Kind of like the New Horizons mission, which never stopped at Pluto. It just
flew right on by, but still got a ton of useful scientific data.

------
1024core
I'll join the skeptics line with this observation: _even if_ we are able to
put this little device near Alpha Centauri, how the heck will we get a signal
back from it? Will it have the juice to beam a picture back to Earth?

------
digsmahler
We should send even smaller nano-probes that would be even easier to
accelerate and would have the capability to collect dust and build it into
larger probes that would talk back to us when they come online!

------
a_imho
Why do we need thousands of theses things, not just a couple of big ones?
There seems to be some concern over the size constraints, but don't really see
the advantage of having many of them?

------
retrogradeorbit
Why not go to Proxima Centauri? It's closer!

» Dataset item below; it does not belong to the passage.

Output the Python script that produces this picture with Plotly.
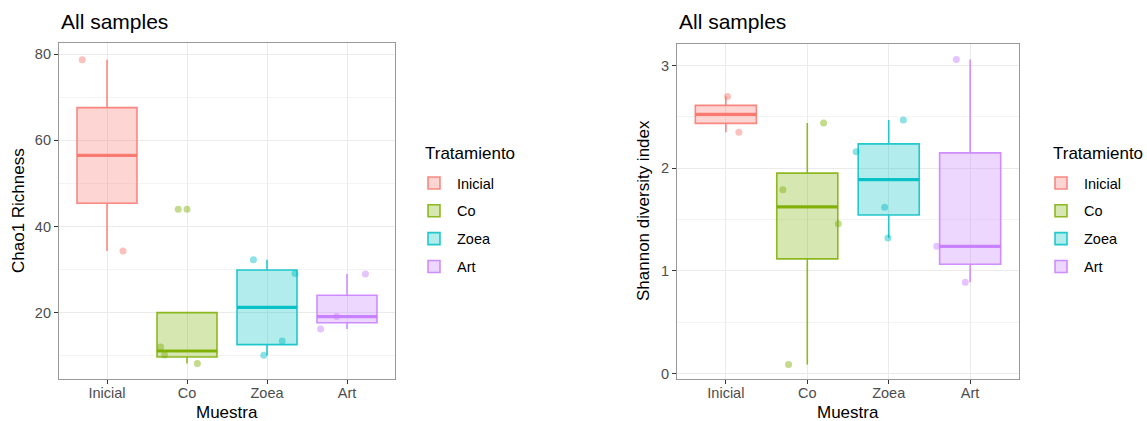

[https://en.wikipedia.org/wiki/Proxima_Centauri](https://en.wikipedia.org/wiki/Proxima_Centauri)

------
valarauca1
The project estimates are completely off. Building a 1gigawatt power plant
costs 10billion. Let alone building 100 of them. Also making the laser array.
Also you can't have reflection without absorption. Also we don't have solar
sails that fit the bill.

This project is barely physically and economically plausible. Its not a
question of scaling, or engineering. The physics just don't work.

We have a way to get a space craft to 20% of C. Its called Project Orion.
[https://en.wikipedia.org/wiki/Project_Orion_%28nuclear_propu...](https://en.wikipedia.org/wiki/Project_Orion_%28nuclear_propulsion%29)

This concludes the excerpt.